There was an arbitration under the Workmen's Compensation Act 1897 in respect of an accident which happened before the Act of 1906 came into operation. Under the old Act of 1897 there was no appeal to the House of Lords at all, and therefore, if it had not been for the particular interval of time during which this question has arisen, there could have been no pretence for saying that there was an appeal to this House—that has been decided. But then comes the Act of 1906. Now the effect of the Act of 1906 is that an appeal to this House is given in cases which come within that Act. But there is also something further in the Act of 1906. The Act of 1906 in effect provides that “so far as it relates to references to medical referees and proceedings consequential thereon,” the Act of 1906 is to apply at once, that is to say, immediately upon its passing, before the month of July 1907 at which the whole Act came into effect.

In this arbitration a point did arise in regard to a reference to a medical referee; it was referred to a medical referee who made his report, and that report was acted upon by the Sheriff; and it is now said that because there was a reference under the Act of 1906 in the case of an arbitration which arose under the Act of 1897, the effect is to draw to that arbitration the power of appeal to this House which did not exist in respect of the arbitration as it originally was commenced.
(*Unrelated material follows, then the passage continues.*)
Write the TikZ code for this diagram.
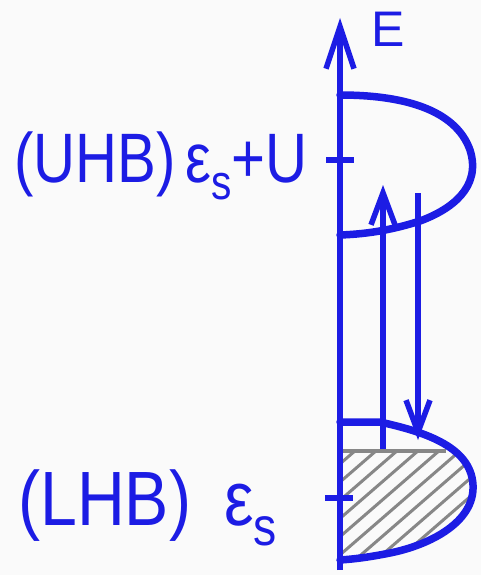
\documentclass[tikz,border=0pt]{standalone}
\usepackage{fontspec}
\setmainfont{Liberation Sans}
\usepackage{graphicx}
\usepackage{xcolor}
\usepackage{tikz}
\usetikzlibrary{arrows.meta,calc}

\definecolor{pen}{RGB}{28,28,228}
\definecolor{hatch}{RGB}{135,135,135}
\definecolor{paper}{RGB}{250,250,250}

\tikzset{
  axisline/.style={pen,line width=5.5pt},
  band/.style={pen,line width=7.5pt,line cap=round,line join=round},
  hop/.style={pen,line width=5.5pt,-{Straight Barb[length=32pt,width=24pt,line width=5.5pt]}},
  tickmark/.style={pen,line width=5.5pt},
  lbl/.style={pen,inner sep=0pt},
}

\begin{document}
\begin{tikzpicture}[x=1pt,y=-1pt]
\useasboundingbox[fill=paper] (0,0) rectangle (481,575);
\begin{scope}
  % lower Hubbard band outline
  \def\lhb{(340,422) -- (380,422) .. controls (420,431) and (471,445) .. (473,485)
           .. controls (475,522) and (430,545) .. (390,553) .. controls (370,557) and (355,559) .. (340,560)}

  % filled part of the LHB
  \begin{scope}
    \clip (340,451) rectangle (481,575);
    \clip \lhb -- cycle;
    \foreach \k in {0,...,14}{
      \draw[hatch,line width=3pt] (185+\k*21,580) -- ++(150,-130);
    }
  \end{scope}
  \draw[hatch,line width=3.5pt] (340,451) -- (446,451);

  % energy axis
  \coordinate (bot) at (340,570);
  \coordinate (top) at (340,18);
  \draw[axisline,-{Straight Barb[length=42pt,width=28pt,line width=5.5pt]}] (bot) -- (top);
  \node[lbl,font=\fontsize{50}{60}\selectfont,anchor=base west] (E) at (371,47) {E};

  % bands
  \draw[band] (340,95) .. controls (400,95) and (455,108) .. (470,150)
              .. controls (482,188) and (450,210) .. (420,221)
              .. controls (395,229) and (370,234) .. (340,235);
  \draw[band] \lhb;

  % band centres
  \coordinate (eu) at (340,160);
  \coordinate (es) at (340,498);
  \draw[tickmark] ($(eu)+(-14,0)$) -- ($(eu)+(14,0)$);
  \draw[tickmark] ($(es)+(-15,0)$) -- ($(es)+(13,0)$);
  \node[lbl,font=\fontsize{70}{80}\selectfont,anchor=base east] (uhb) at (308,182)
    {\scalebox{0.83}[1]{(UHB)\,ε\textsubscript{s}+U}};
  \node[lbl,font=\fontsize{77}{85}\selectfont,anchor=base west] (lhb) at (18,525)
    {\scalebox{0.86}[1]{(LHB)\hspace{0.5em}ε\textsubscript{s}}};

  % excitations across the gap
  \coordinate (upfoot) at (383,449);
  \coordinate (uphead) at (383,185);
  \coordinate (dnfoot) at (418,193);
  \coordinate (dnhead) at (418,440);
  \draw[hop] (upfoot) -- (uphead);
  \draw[hop] (dnfoot) -- (dnhead);
\end{scope}
\end{tikzpicture}
\end{document}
I cannot entertain the view that that is right. In my opinion accidents which happened before the Act of 1906 came into effect were governed and are governed by the Act of 1897 in regard to all their incidents excepting “so far as relates to references to medical referees, and to proceedings consequential thereon. “I cannot think that “proceedings consequential thereon”—proceedings following upon a reference—include a judgment of the Court of Session; and accordingly, in my opinion, the contention that the power of appeal is constructively attached to a pending arbitration, by virtue of those words in the statute of 1906, cannot be supported, and the jurisdiction of this House does not exist. Accordingly this appeal will have to be dismissed, and I move your Lordships accordingly.

Lord Atkinson—I agree.

Lord Gorell—I concur.

Lord Shaw—I also concur.

Their Lordships dismissed the appeal.

Counsel:

Counsel for the Appellant— A. M. Anderson, K.C.— Robert Hendry. Agents— John S. Morton, W.S., Edinburgh— E. J. Marsh, London.

Counsel for the Respondents— Atkin, K.C.— Constable, K.C.— Jameson. Agents— Simpson & Marwick, W.S., Edinburgh— Smiles & Company, London.